I also used some utilities for resource extraction with no success.
I know the images are there and there has to be a way to show and
convert them to a known format. I have seen libjpeg.dll and zlib.dll
in the main application folder along with other dlls.
Please suggest some utility or tell me the way developers usually hide
application jpg images (not icons, etc).
As a developer I have numerous ways of encrypting data. I can use a simple
Caesar cipher. I can reverse the data. I can flip the bits. I can store it
as char in memory but read/write it as long on a little endian machine
(flips every four bytes). The options are limitless.

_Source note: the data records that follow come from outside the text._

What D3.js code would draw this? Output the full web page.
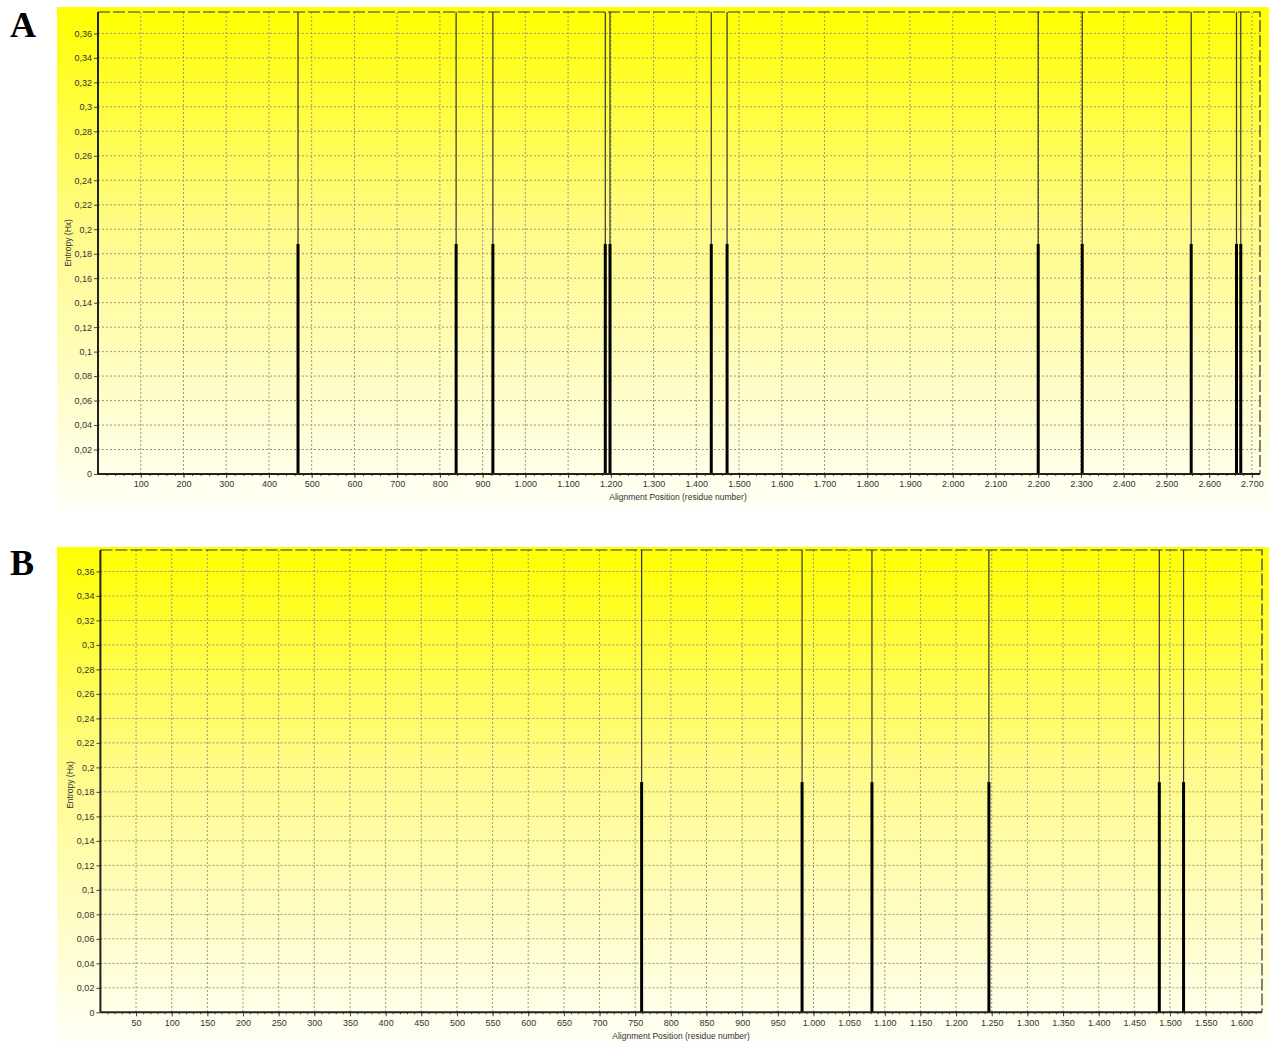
<!DOCTYPE html>
<html>
<head>
<meta charset="utf-8">
<script src="https://cdn.jsdelivr.net/npm/d3@7"></script>
<style>
  body { margin: 0; background: #fff; }
  svg { display: block; }
</style>
</head>
<body>
<div id="root"></div>
<script>
// spike positions (residue numbers) and entropy values
var spikesA = [468, 838, 924, 1187, 1198, 1435, 1472, 2200, 2303, 2558, 2664, 2674];
var entropyA = [0.188, 0.188, 0.188, 0.188, 0.188, 0.188, 0.188, 0.188, 0.188, 0.188, 0.188, 0.188];
var spikesB = [759, 984, 1082, 1246, 1485, 1519];
var entropyB = [0.188, 0.188, 0.188, 0.188, 0.188, 0.188];

var xTicksA = d3.range(100, 2701, 100);
var xTicksB = d3.range(50, 1601, 50);
var yTicks = d3.range(0, 0.3601, 0.02);

var locale = d3.formatLocale({decimal: ",", thousands: ".", grouping: [3], currency: ["", ""]});
var fmtX = locale.format(",");
var fmtY = locale.format(".2~f");

var svg = d3.select("#root")
    .append("svg")
    .attr("width", 1269)
    .attr("height", 1043);

var defs = svg.append("defs");

function drawPanel(cfg) {
    var g = svg.append("g");

    var grad = defs.append("linearGradient")
        .attr("id", "bg" + cfg.label)
        .attr("x1", 0).attr("y1", 0).attr("x2", 0).attr("y2", 1);
    grad.append("stop").attr("offset", "0%").attr("stop-color", "#ffff00");
    grad.append("stop").attr("offset", "45%").attr("stop-color", "#fffb8a");
    grad.append("stop").attr("offset", "100%").attr("stop-color", "#fffff6");

    g.append("rect")
        .attr("x", cfg.bg[0]).attr("y", cfg.bg[1])
        .attr("width", cfg.bg[2]).attr("height", cfg.bg[3])
        .attr("fill", "url(#bg" + cfg.label + ")");

    g.append("text")
        .attr("x", 10).attr("y", cfg.labelY)
        .attr("font-family", "Liberation Serif, serif")
        .attr("font-weight", "bold")
        .attr("font-size", 36)
        .text(cfg.label);

    var x = d3.scaleLinear().domain([0, cfg.xMax]).range([cfg.left, cfg.right]);
    var y = d3.scaleLinear().domain([0, 0.3775]).range([cfg.bottom, cfg.top]);

    // grid
    g.append("g").selectAll("line.v")
        .data(cfg.xTicks)
        .enter().append("line")
        .attr("x1", function (d) { return x(d); })
        .attr("x2", function (d) { return x(d); })
        .attr("y1", cfg.top).attr("y2", cfg.bottom)
        .attr("stroke", "#9a9a7a").attr("stroke-width", 1)
        .attr("stroke-dasharray", "2,2");
    g.append("g").selectAll("line.h")
        .data(yTicks.slice(1))
        .enter().append("line")
        .attr("x1", cfg.left).attr("x2", cfg.right)
        .attr("y1", function (d) { return y(d); })
        .attr("y2", function (d) { return y(d); })
        .attr("stroke", "#9a9a7a").attr("stroke-width", 1)
        .attr("stroke-dasharray", "2,2");

    // dashed top / right border
    g.append("path")
        .attr("d", "M" + cfg.left + "," + cfg.top + "H" + cfg.right + "V" + cfg.bottom)
        .attr("fill", "none")
        .attr("stroke", "#333").attr("stroke-width", 1.2)
        .attr("stroke-dasharray", "12,3");

    // spikes: thin line up to the top, thick bar to the value
    var spikes = cfg.pos.map(function (p, i) { return {p: p, v: cfg.vals[i]}; });
    g.append("g").selectAll("line")
        .data(spikes)
        .enter().append("line")
        .attr("x1", function (d) { return x(d.p); })
        .attr("x2", function (d) { return x(d.p); })
        .attr("y1", function (d) { return y(d.v); })
        .attr("y2", cfg.top)
        .attr("stroke", "#333").attr("stroke-width", 1.2);
    g.append("g").selectAll("line")
        .data(spikes)
        .enter().append("line")
        .attr("x1", function (d) { return x(d.p); })
        .attr("x2", function (d) { return x(d.p); })
        .attr("y1", function (d) { return y(d.v); })
        .attr("y2", cfg.bottom)
        .attr("stroke", "#000").attr("stroke-width", 3);

    // axes
    var yAxis = g.append("g")
        .attr("transform", "translate(" + cfg.left + ",0)")
        .call(d3.axisLeft(y).tickValues(yTicks).tickFormat(fmtY).tickSize(4).tickPadding(2));
    yAxis.select(".domain").remove();
    g.append("line")
        .attr("x1", cfg.left).attr("x2", cfg.left)
        .attr("y1", cfg.top).attr("y2", cfg.bottom)
        .attr("stroke", "#222").attr("stroke-width", 2);

    var minor = d3.range(cfg.minor, cfg.xMax, cfg.minor);
    g.append("g")
        .attr("transform", "translate(0," + cfg.bottom + ")")
        .call(d3.axisBottom(x).tickValues(minor).tickFormat("").tickSize(2))
        .select(".domain").remove();
    var xAxis = g.append("g")
        .attr("transform", "translate(0," + cfg.bottom + ")")
        .call(d3.axisBottom(x).tickValues(cfg.xTicks).tickFormat(fmtX).tickSize(4).tickPadding(3));
    xAxis.select(".domain").remove();
    g.append("line")
        .attr("x1", cfg.left).attr("x2", cfg.right)
        .attr("y1", cfg.bottom).attr("y2", cfg.bottom)
        .attr("stroke", "#222").attr("stroke-width", 2);

    g.selectAll(".tick text")
        .attr("font-family", "Liberation Sans, Arial, sans-serif")
        .attr("font-size", 9)
        .attr("fill", "#333");
    g.selectAll(".tick line").attr("stroke", "#444");

    g.append("text")
        .attr("transform", "translate(" + cfg.yTitle[0] + "," + cfg.yTitle[1] + ") rotate(-90)")
        .attr("text-anchor", "middle")
        .attr("font-family", "Liberation Sans, Arial, sans-serif")
        .attr("font-size", 8.5)
        .attr("fill", "#333")
        .text("Entropy (Hx)");
    g.append("text")
        .attr("x", cfg.xTitle[0]).attr("y", cfg.xTitle[1])
        .attr("text-anchor", "middle")
        .attr("font-family", "Liberation Sans, Arial, sans-serif")
        .attr("font-size", 8.5)
        .attr("fill", "#333")
        .text("Alignment Position (residue number)");
}

drawPanel({
    label: "A", labelY: 37,
    bg: [57, 7, 1212, 500],
    left: 98, right: 1260, top: 12, bottom: 474,
    xMax: 2719, xTicks: xTicksA, minor: 20,
    pos: spikesA, vals: entropyA,
    yTitle: [71, 243], xTitle: [678, 500]
});

drawPanel({
    label: "B", labelY: 575,
    bg: [57, 547, 1212, 496],
    left: 100.4, right: 1262, top: 550, bottom: 1012.3,
    xMax: 1629, xTicks: xTicksB, minor: 10,
    pos: spikesB, vals: entropyB,
    yTitle: [73, 785], xTitle: [681, 1039]
});
</script>
</body>
</html>
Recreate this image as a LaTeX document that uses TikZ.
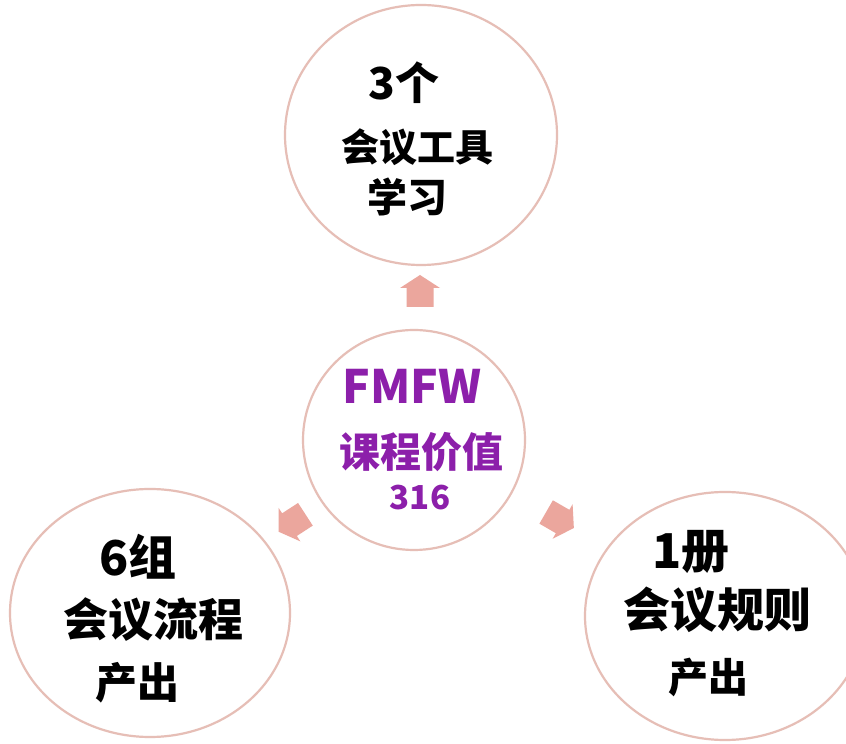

Typically, performance and my imagination are the only things limiting how
I can encrypt the data. Obviously, I'm going to pick a method that is easy
to decrypt but that will not be obvious to someone looking at the data.
If might even encrypt the header information differently then the body. Or
I might just encrypt the header and leave the body unaltered.
Are you getting the idea? There is no standard way to do this. Being
non-standard is part of the security. Mystery makes your job harder so I'm
going to pick something that I have not seen before or I'm going to
combine two methods I have seen before to come up with something new.
More importantly, why would the developer use a non-standard format for
their image data? Could it be that they don't want you to decrypt the
images? By helping you wouldn't I be hurting the developer? Why wouldn't I
want to help the developer by not helping you?
I would hope that other developers would respect my choice to encrypt the
data and not help someone steal my images.